──────── Material ────────
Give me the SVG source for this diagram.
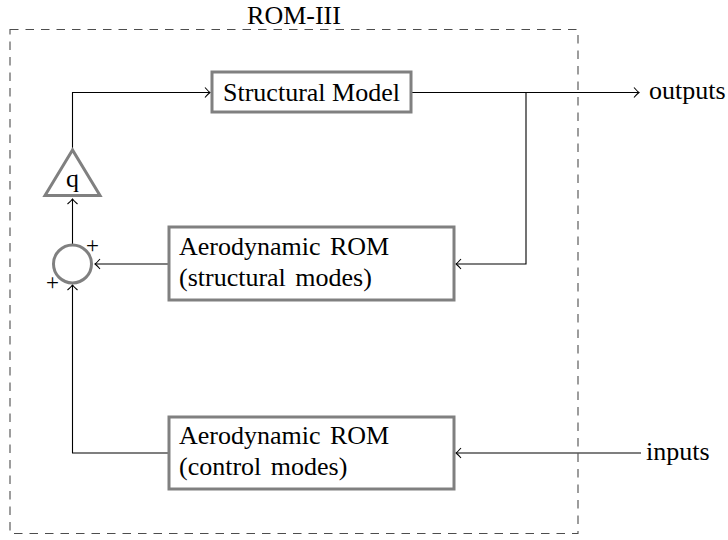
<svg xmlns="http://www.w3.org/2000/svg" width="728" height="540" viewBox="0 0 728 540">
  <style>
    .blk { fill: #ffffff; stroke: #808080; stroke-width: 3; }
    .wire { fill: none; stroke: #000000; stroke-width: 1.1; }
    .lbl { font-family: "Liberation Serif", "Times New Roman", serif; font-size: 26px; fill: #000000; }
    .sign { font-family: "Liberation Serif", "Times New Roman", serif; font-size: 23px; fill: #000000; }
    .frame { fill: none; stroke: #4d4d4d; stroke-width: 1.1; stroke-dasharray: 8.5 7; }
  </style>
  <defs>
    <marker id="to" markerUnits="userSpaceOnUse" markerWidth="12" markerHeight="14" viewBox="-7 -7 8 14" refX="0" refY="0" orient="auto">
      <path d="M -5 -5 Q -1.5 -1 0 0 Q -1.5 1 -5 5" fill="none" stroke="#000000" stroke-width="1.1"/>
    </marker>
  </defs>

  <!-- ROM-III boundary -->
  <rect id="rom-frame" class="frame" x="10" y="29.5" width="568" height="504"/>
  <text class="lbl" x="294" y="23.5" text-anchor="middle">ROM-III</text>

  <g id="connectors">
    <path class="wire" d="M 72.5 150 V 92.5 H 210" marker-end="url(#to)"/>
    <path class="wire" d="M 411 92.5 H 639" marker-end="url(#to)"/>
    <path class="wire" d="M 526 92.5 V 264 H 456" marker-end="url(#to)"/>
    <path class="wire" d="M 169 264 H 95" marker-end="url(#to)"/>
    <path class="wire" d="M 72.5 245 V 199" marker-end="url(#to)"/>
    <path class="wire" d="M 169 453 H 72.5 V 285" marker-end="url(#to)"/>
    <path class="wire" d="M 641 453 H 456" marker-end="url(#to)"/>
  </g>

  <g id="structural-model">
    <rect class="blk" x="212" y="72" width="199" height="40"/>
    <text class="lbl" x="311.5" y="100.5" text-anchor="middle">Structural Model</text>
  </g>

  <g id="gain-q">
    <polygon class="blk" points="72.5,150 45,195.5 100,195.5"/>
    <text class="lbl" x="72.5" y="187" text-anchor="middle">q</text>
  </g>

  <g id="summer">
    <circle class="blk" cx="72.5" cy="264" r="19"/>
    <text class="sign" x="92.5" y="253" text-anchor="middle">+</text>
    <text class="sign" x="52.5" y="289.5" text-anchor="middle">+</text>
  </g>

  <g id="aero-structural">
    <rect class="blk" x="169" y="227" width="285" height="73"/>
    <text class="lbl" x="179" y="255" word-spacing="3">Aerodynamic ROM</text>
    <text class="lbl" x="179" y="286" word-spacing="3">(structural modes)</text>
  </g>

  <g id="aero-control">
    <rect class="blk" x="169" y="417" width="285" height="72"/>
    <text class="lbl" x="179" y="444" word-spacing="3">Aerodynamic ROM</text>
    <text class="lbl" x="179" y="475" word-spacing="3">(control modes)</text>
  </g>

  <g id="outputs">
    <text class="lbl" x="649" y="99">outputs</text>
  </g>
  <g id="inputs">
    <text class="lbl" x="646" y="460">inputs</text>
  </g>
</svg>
────────
*Description of the task*: Copy the whole of the material above exactly, but not its images.

*Solution*:
Give me the SVG source for this diagram.
<svg xmlns="http://www.w3.org/2000/svg" width="728" height="540" viewBox="0 0 728 540">
  <style>
    .blk { fill: #ffffff; stroke: #808080; stroke-width: 3; }
    .wire { fill: none; stroke: #000000; stroke-width: 1.1; }
    .lbl { font-family: "Liberation Serif", "Times New Roman", serif; font-size: 26px; fill: #000000; }
    .sign { font-family: "Liberation Serif", "Times New Roman", serif; font-size: 23px; fill: #000000; }
    .frame { fill: none; stroke: #4d4d4d; stroke-width: 1.1; stroke-dasharray: 8.5 7; }
  </style>
  <defs>
    <marker id="to" markerUnits="userSpaceOnUse" markerWidth="12" markerHeight="14" viewBox="-7 -7 8 14" refX="0" refY="0" orient="auto">
      <path d="M -5 -5 Q -1.5 -1 0 0 Q -1.5 1 -5 5" fill="none" stroke="#000000" stroke-width="1.1"/>
    </marker>
  </defs>

  <!-- ROM-III boundary -->
  <rect id="rom-frame" class="frame" x="10" y="29.5" width="568" height="504"/>
  <text class="lbl" x="294" y="23.5" text-anchor="middle">ROM-III</text>

  <g id="connectors">
    <path class="wire" d="M 72.5 150 V 92.5 H 210" marker-end="url(#to)"/>
    <path class="wire" d="M 411 92.5 H 639" marker-end="url(#to)"/>
    <path class="wire" d="M 526 92.5 V 264 H 456" marker-end="url(#to)"/>
    <path class="wire" d="M 169 264 H 95" marker-end="url(#to)"/>
    <path class="wire" d="M 72.5 245 V 199" marker-end="url(#to)"/>
    <path class="wire" d="M 169 453 H 72.5 V 285" marker-end="url(#to)"/>
    <path class="wire" d="M 641 453 H 456" marker-end="url(#to)"/>
  </g>

  <g id="structural-model">
    <rect class="blk" x="212" y="72" width="199" height="40"/>
    <text class="lbl" x="311.5" y="100.5" text-anchor="middle">Structural Model</text>
  </g>

  <g id="gain-q">
    <polygon class="blk" points="72.5,150 45,195.5 100,195.5"/>
    <text class="lbl" x="72.5" y="187" text-anchor="middle">q</text>
  </g>

  <g id="summer">
    <circle class="blk" cx="72.5" cy="264" r="19"/>
    <text class="sign" x="92.5" y="253" text-anchor="middle">+</text>
    <text class="sign" x="52.5" y="289.5" text-anchor="middle">+</text>
  </g>

  <g id="aero-structural">
    <rect class="blk" x="169" y="227" width="285" height="73"/>
    <text class="lbl" x="179" y="255" word-spacing="3">Aerodynamic ROM</text>
    <text class="lbl" x="179" y="286" word-spacing="3">(structural modes)</text>
  </g>

  <g id="aero-control">
    <rect class="blk" x="169" y="417" width="285" height="72"/>
    <text class="lbl" x="179" y="444" word-spacing="3">Aerodynamic ROM</text>
    <text class="lbl" x="179" y="475" word-spacing="3">(control modes)</text>
  </g>

  <g id="outputs">
    <text class="lbl" x="649" y="99">outputs</text>
  </g>
  <g id="inputs">
    <text class="lbl" x="646" y="460">inputs</text>
  </g>
</svg>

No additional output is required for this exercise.